The Senate bill would raise funding for the CPSC, bolster its staff, mandate certain toy safety standards for the first time ever, ban the use of lead in children’s products and allow the CPSC to levy up to $20 million in penalties on companies that sell defective products. The bill was drafted in response to rising concerns over defective and sometimes harmful toys that are sold in the United States, many of which are from China where quality control is poor.
The underlying bill also contains protections for whistleblowers, would mandate a new public database of dangerous products and would allow states’ attorneys general to litigate complaints independently. The amendment in question, offered by Jim DeMint, R-S.C., does not include any of these items.
Mark Pryor, D-Ark., who moved to have DeMint’s amendment tabled, said the amendment would weaken the underlying bill. “We can do better than that. We can be stronger. In fact, I have talked with several House Members who like what we are able to do in the Senate version. The DeMint amendment puts us where the House is, and we need to have the Senate’s stamp on this legislation so we can go back home and tell the people what we are doing for them,” Pryor said.
DeMint said he supports the overall goals of the bill and agreed that there have been an alarming number of product recalls, particularly for children’s’ items. But he said some sections of the underlying bill go too far and would make it difficult for U.S. manufacturers to do business in an increasingly competitive global marketplace.

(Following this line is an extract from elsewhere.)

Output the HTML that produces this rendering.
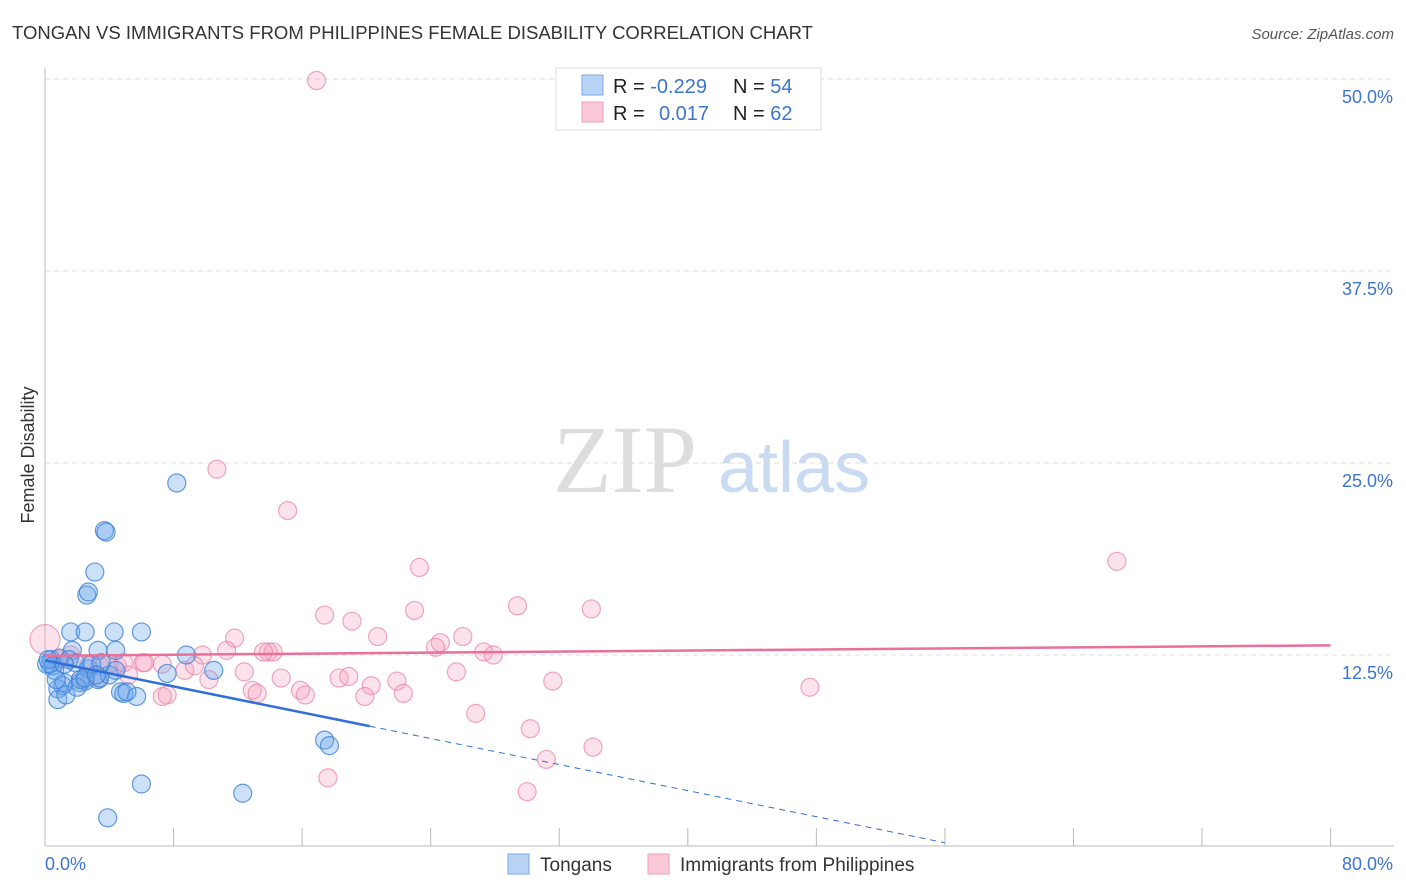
<!DOCTYPE html>
<html><head><meta charset="utf-8"><style>
body{margin:0;background:#fff;font-family:"Liberation Sans",sans-serif;}
#wrap{position:relative;width:1406px;height:892px;overflow:hidden}
</style></head><body>
<div id="wrap">
<svg id="svg" width="1406" height="892" xmlns="http://www.w3.org/2000/svg" style="position:absolute;left:0;top:0">
<text x="12" y="39" font-size="18" fill="#333" textLength="801" lengthAdjust="spacingAndGlyphs">TONGAN VS IMMIGRANTS FROM PHILIPPINES FEMALE DISABILITY CORRELATION CHART</text>
<text x="1394" y="39" font-size="15" fill="#555" font-style="italic" text-anchor="end">Source: ZipAtlas.com</text>
<text x="34" y="455" font-size="18" fill="#333" text-anchor="middle" transform="rotate(-90 34 455)">Female Disability</text>
<text x="553" y="492" font-size="96" fill="#ddd" font-family="Liberation Serif,serif">ZIP</text>
<text x="718" y="492" font-size="72" fill="#c8dbf2">atlas</text>
<g id="grid"></g><g id="pts"></g><g id="trend"></g>
<g>
<rect x="556" y="68" width="265" height="62" fill="#fff" stroke="#ddd"/>
<rect x="582" y="75" width="21" height="20" fill="#b9d3f5" stroke="#7aa9e6"/>
<rect x="582" y="102" width="21" height="20" fill="#f9c9d8" stroke="#ee9db8"/>
<text x="613" y="93" font-size="20" fill="#222">R = <tspan fill="#3b74d1">-0.229</tspan><tspan x="733">N = </tspan><tspan fill="#3b74d1">54</tspan></text>
<text x="613" y="120" font-size="20" fill="#222">R = <tspan x="659" fill="#3b74d1">0.017</tspan><tspan x="733">N = </tspan><tspan fill="#3b74d1">62</tspan></text>
</g>
<g>
<rect x="508" y="854" width="21" height="20" fill="#b9d3f5" stroke="#7aa9e6"/>
<text x="540" y="871" font-size="19" fill="#333">Tongans</text>
<rect x="648" y="854" width="21" height="20" fill="#f9c9d8" stroke="#ee9db8"/>
<text x="680" y="871" font-size="19" fill="#333">Immigrants from Philippines</text>
</g>
</svg>
</div>
<script>
const yTicks=[12.5,25,37.5,50];
const yTickLabels=["12.5%","25.0%","37.5%","50.0%"];
const xTickLabels=["0.0%","80.0%"];
const tongX=[8.2,3.7,3.8,3.1,2.6,2.7,1.6,2.5,4.3,6,3.3,1.7,4.4,8.8,10.5,7.6,0.4,0.9,0.6,0.3,1.1,0.8,1.2,2.2,2.5,3.3,3.4,1.5,1.9,2.7,4.7,4.9,5.7,5.1,0.8,1.3,2.2,4,17.4,17.7,6,12.3,3.9,0.1,0.2,0.5,1.2,2.9,3.5,0.7,2,2.5,3.2,4.4];
const tongY=[23.7,20.6,20.5,17.9,16.4,16.6,14.0,14.0,14.0,14.0,12.8,12.8,12.8,12.5,11.5,11.3,12.2,12.3,11.5,11.9,10.5,10.3,10.7,10.7,10.8,10.9,11.0,12.2,12.0,11.6,10.1,10.0,9.8,10.1,9.6,9.9,10.9,11.2,6.96,6.6,4.1,3.5,1.9,11.9,12.2,11.8,11.9,11.9,12.0,10.9,10.4,11.0,11.2,11.5];
const phX=[16.9,10.7,15.1,66.7,23.3,17.4,29.4,34,23,19.1,11.8,20.7,26,24.6,24.3,27.3,27.9,13.9,14.2,9.8,11.3,13.6,0,25.6,12.4,14.7,18.3,18.9,20.3,21.9,22.3,19.9,31.6,47.6,15.9,16.2,12.9,13.2,10.2,8.7,7.3,6.1,5.2,4.5,3.4,2.2,2.7,4,7.6,7.3,26.8,30.2,31.2,34.1,17.6,30,0.9,1.6,6.2,9.3,4.9,3.4];
const phY=[49.9,24.6,21.9,18.6,18.2,15.1,15.7,15.5,15.4,14.7,13.6,13.7,13.7,13.3,13.0,12.7,12.5,12.7,12.7,12.5,12.8,12.7,13.5,11.4,11.4,11.0,11.0,11.1,10.5,10.8,10.0,9.8,10.8,10.4,10.2,9.9,10.2,10.0,10.9,11.5,11.9,12.0,11.2,11.8,11.0,10.9,11.8,11.9,9.9,9.8,8.7,7.7,5.7,6.5,4.5,3.6,12.2,12.5,12.0,11.8,12.0,11.8];
const phR=[];phR[22]=15;
const tongLine=[12.15,-0.212,0,20.2,56];
const phLine=[12.45,0.0085,0,80];
const X=v=>45+v*16.07, Y=v=>847-v*15.36;
const NS="http://www.w3.org/2000/svg";
const svg=document.getElementById('svg');
function mk(t,a,p){const e=document.createElementNS(NS,t);for(const k in a)e.setAttribute(k,a[k]);(p||svg).appendChild(e);return e;}
const grid=document.getElementById('grid');
yTicks.forEach((t,i)=>{
 const l=mk('line',{x1:45,x2:1394,y1:Y(t),y2:Y(t),stroke:'#ddd','stroke-dasharray':'5,4'},grid);
 
 
 const tx=mk('text',{x:1393,y:Y(t)+24,'font-size':18,fill:'#3b74d1','text-anchor':'end'},grid);
 tx.textContent=yTickLabels[i];
 
 
});
mk('line',{x1:45,x2:45,y1:68,y2:846,stroke:'#bbb'},grid);
mk('line',{x1:45,x2:1394,y1:846,y2:846,stroke:'#bbb'},grid);
for(let i=0;i<=10;i++){const l=mk('line',{x1:X(i*8),x2:X(i*8),y1:828,y2:846,stroke:'#bbb'},grid);
 
 }
[[0,'start',45],[80,'end',1393]].forEach((d,i)=>{const t=mk('text',{x:d[2],y:870,'font-size':18,fill:'#3b74d1','text-anchor':d[1]},grid);t.textContent=xTickLabels[i];
 
 });
const pts=document.getElementById('pts');
phX.forEach((x,i)=>{const c=mk('circle',{cx:X(x),cy:Y(phY[i]),r:phR[i]||9,fill:'rgba(244,160,190,0.3)',stroke:'rgba(232,130,165,0.7)','stroke-width':1.2},pts);
 
 });
tongX.forEach((x,i)=>{const c=mk('circle',{cx:X(x),cy:Y(tongY[i]),r:9,fill:'rgba(110,165,235,0.35)',stroke:'rgba(60,130,215,0.8)','stroke-width':1.2},pts);
 
 });
const tr=document.getElementById('trend');
const ty=x=>tongLine[0]+tongLine[1]*x;
let l1=mk('line',{x1:X(tongLine[2]),y1:Y(ty(tongLine[2])),x2:X(tongLine[3]),y2:Y(ty(tongLine[3])),stroke:'#2f6fd6','stroke-width':2.5},tr);


let l2=mk('line',{x1:X(tongLine[3]),y1:Y(ty(tongLine[3])),x2:X(tongLine[4]),y2:Y(ty(tongLine[4])),stroke:'#2f6fd6','stroke-width':1,'stroke-dasharray':'6,5'},tr);


const py=x=>phLine[0]+phLine[1]*x;
let l3=mk('line',{x1:X(0),y1:Y(py(0)),x2:X(phLine[3]),y2:Y(py(phLine[3])),stroke:'#e8709a','stroke-width':2.5},tr);


</script>
</body></html>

“Folks, it is hard enough to do business in this country today. It seems everything we do in this Congress makes it more expensive and more difficult for our companies to compete in a global economy,” DeMint said. “We need to realize, as we seek consumer product safety, particularly safety for children, we do not need to put unnecessary burdens on our companies and make it more difficult for them to operate in this country.”
By a vote of 57-39, the Senate killed DeMint’s amendment. All but nine Republicans present voted against killing the amendment. Every Democrat present voted to kill the amendment. The end result was that the amendment was killed and debate continued on the underlying bill.